Now that you know your BMI and understand the need to control calorie intake to maintain a healthy weight, let's discuss what makes up the foods we eat and which foods contribute to a healthy diet.
All foods are composed of macronutrients, substances that provide us with the energy needed for growth and other body functions. The three macronutrients are protein, fat, and carbohydrate. The term "macro," which means large, refers to the fact that we need to consume large amounts of these three every day.
While all macronutrients provide calories, they contribute different amounts, with fat providing the most at nine calories per gram and carbohydrate and protein each providing four calories per gram.
Many of us have tried diets that limit one or more of these macronutrients, such as Atkins, South Beach or any diet that severely restricts fat. The healthiest diet, however, is one that includes all three because each plays a special role in the body. Let's look at how the experts divvy up these three main ingredients of the foods we eat.
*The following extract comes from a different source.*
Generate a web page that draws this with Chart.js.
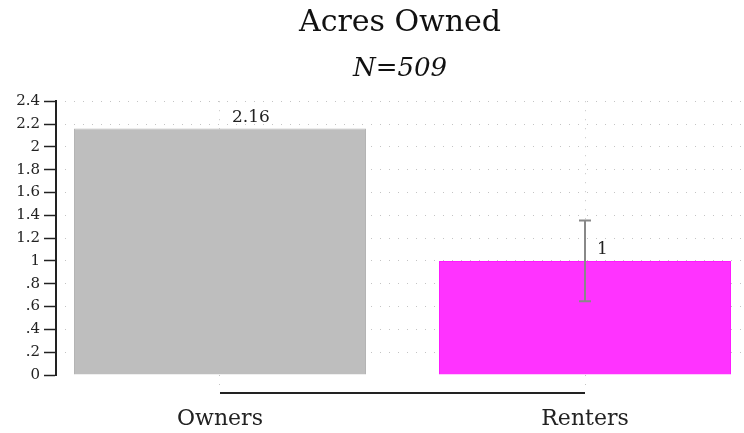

Fat should contribute between 20 to 35 percent of daily caloric intake - that's about 400 to 700 calories in a typical 2,000-calorie diet. Fat is essential for normal growth and development; for the absorption of vitamins A, D, E, K, and the carotenoids; for maintaining cell membranes and cushioning essential organs; and for enhancing the taste and consistency of many of the foods that we eat. One caveat: Not all fats are equal. You should avoid saturated fats and trans fats that are linked to elevated cholesterol levels and increased risk of heart disease.
Carbohydrates have gotten a bad rap lately, influenced by various fad diets popular today. As a result, many people believe that eliminating carbohydrates helps to promote weight loss by causing the body to burn fat for energy.
While limiting carbohydrates can help you lose weight, low-carb diets don't work in the long run and decrease the body's ability to use carbs for key functions. The USDA's Dietary Reference Intakes recommend getting from 45 to 65 percent of daily calories - from 900 to 1,300 calories in a typical 2,000-calorie diet - from carbohydrates.
Carbs are essential because they are a quick source of energy for the body, provide necessary fiber, and support the function of key organs such as the heart, nervous system, and kidneys.
Protein is considered by many to be the building block of the body and right now this macronutrient makes up 25 percent of the average American diet. Experts recommend you get about 10 to 35 percent of your daily calories - from 200 to 700 calories in a 2,000-calories diet-from protein.